> **Instructions to follow**
Please state how many lines in the records contain the string "this", with no words besides the number.

> **Records for the exercise**
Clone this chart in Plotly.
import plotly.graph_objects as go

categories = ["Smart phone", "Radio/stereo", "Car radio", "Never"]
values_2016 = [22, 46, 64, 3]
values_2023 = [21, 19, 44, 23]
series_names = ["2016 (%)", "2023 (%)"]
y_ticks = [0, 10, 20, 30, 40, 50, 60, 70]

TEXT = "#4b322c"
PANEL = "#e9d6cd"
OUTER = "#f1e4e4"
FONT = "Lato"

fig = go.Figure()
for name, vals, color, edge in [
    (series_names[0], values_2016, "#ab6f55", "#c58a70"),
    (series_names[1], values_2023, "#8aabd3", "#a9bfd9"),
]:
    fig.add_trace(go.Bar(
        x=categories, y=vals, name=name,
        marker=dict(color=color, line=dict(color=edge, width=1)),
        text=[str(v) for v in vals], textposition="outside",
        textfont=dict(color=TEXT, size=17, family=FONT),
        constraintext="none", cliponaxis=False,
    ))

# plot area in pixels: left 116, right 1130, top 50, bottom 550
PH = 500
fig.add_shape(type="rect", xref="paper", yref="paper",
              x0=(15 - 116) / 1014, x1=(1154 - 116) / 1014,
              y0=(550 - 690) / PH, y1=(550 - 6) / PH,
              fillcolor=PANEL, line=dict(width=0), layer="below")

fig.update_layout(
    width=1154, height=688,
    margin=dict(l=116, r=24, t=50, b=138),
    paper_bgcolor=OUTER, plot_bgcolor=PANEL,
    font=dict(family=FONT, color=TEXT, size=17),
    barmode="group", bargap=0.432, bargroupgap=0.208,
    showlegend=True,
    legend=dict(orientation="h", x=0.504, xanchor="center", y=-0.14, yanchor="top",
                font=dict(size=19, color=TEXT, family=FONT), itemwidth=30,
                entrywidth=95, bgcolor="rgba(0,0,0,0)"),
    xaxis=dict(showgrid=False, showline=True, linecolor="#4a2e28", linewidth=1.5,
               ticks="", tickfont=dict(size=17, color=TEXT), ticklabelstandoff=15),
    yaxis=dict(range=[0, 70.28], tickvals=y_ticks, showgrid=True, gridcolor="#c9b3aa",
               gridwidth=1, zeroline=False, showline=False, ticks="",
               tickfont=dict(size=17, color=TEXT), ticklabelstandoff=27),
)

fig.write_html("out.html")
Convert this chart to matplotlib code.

> **Output of the task**
2